Research has shown that movement of the tides actually cause the water to stay salty. The tide makes the sweet water reservoir move, without enabling it to increase in size. The sweet water reservoir prevents salty water flowing into the river. Damming the Hollandse IJssel could upset this balance and could move the salt line further westwards. Besides this, waste water from the city Gouda would be unable to flow into the North Sea unhindered. Not to mention the new purification plants and new sewers which would need to be installed in the city of Gouda. This is almost impossible for such an old city. A third drawback of building a closed dam in the Hollandse IJssel is a practical one.
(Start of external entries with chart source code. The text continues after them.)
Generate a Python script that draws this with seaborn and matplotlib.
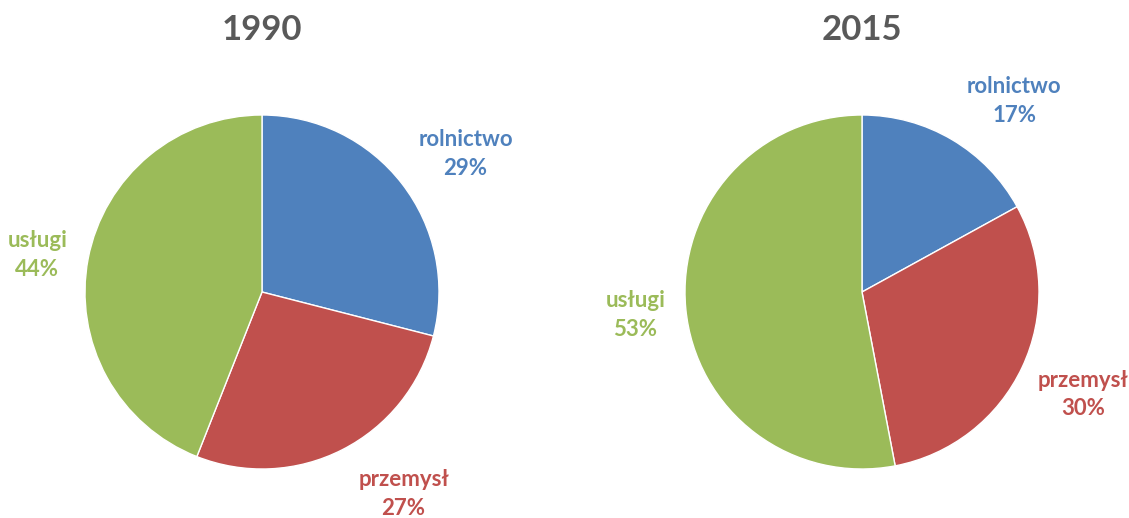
import seaborn as sns
import matplotlib.pyplot as plt

sectors = ['rolnictwo', 'przemysł', 'usługi']
shares_1990 = [29, 27, 44]
shares_2015 = [17, 30, 53]
years = ['1990', '2015']
colors = ['#4F81BD', '#C0504D', '#9BBB59']

sns.set_theme(style='white')
plt.rcParams['font.family'] = ['Lato', 'DejaVu Sans']

fig = plt.figure(figsize=(11.29, 5.18), dpi=100)

# label positions in pie units (radius = 1)
label_pos = {
    '1990': [(1.15, 0.78), (0.80, -1.14), (-1.27, 0.21)],
    '2015': [(0.86, 1.08), (1.25, -0.58), (-1.28, -0.13)],
}

for i, (year, shares) in enumerate(zip(years, [shares_1990, shares_2015])):
    left = (85 + 600 * i) / 1129
    ax = fig.add_axes([left, 49 / 518, 354 / 1129, 354 / 518])
    ax.pie(shares, colors=colors, startangle=90, counterclock=False,
           wedgeprops=dict(edgecolor='white', linewidth=1))
    ax.set_xlim(-1, 1)
    ax.set_ylim(-1, 1)
    ax.set_aspect('equal')
    for (x, y), name, val, c in zip(label_pos[year], sectors, shares, colors):
        ax.text(x, y, f'{name}\n{val}%', color=c, ha='center', va='center',
                fontsize=16, fontweight='bold', linespacing=1.45, clip_on=False)
    fig.text((262 + 600 * i) / 1129, 1 - 30 / 518, year, ha='center', va='center',
             fontsize=25, fontweight='bold', color='#595959')

fig.savefig('out.png', dpi=100, facecolor='white')
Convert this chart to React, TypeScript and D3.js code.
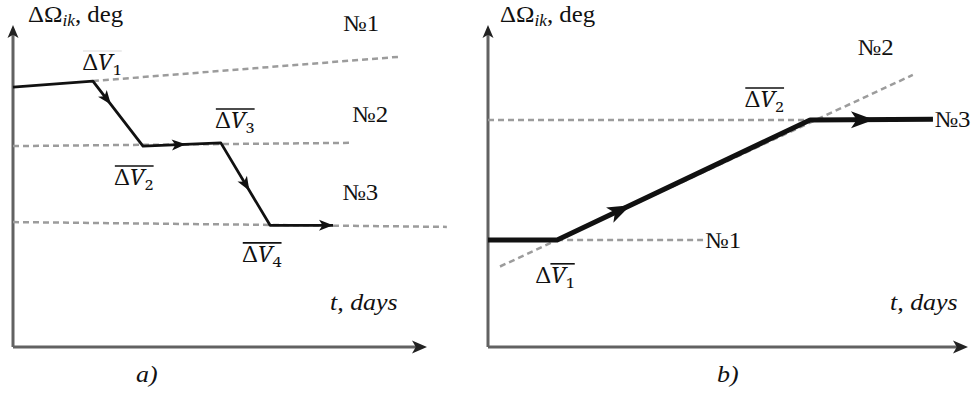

A number of shipyards, producing ships weighing up to 2000 tons each, were located along the Hollandse IJssel. For these ships, a screen lock would have to be built in the dam. However, this screen lock would not be the only one, because besides this screen lock, the dam would also need a flow screen lock for the water and a screen lock for inland navigation. This simply would not fit. Even before the disaster of 1953, it was already decided not to build a dam in the Hollandse IJssel because of the above-mentioned drawbacks.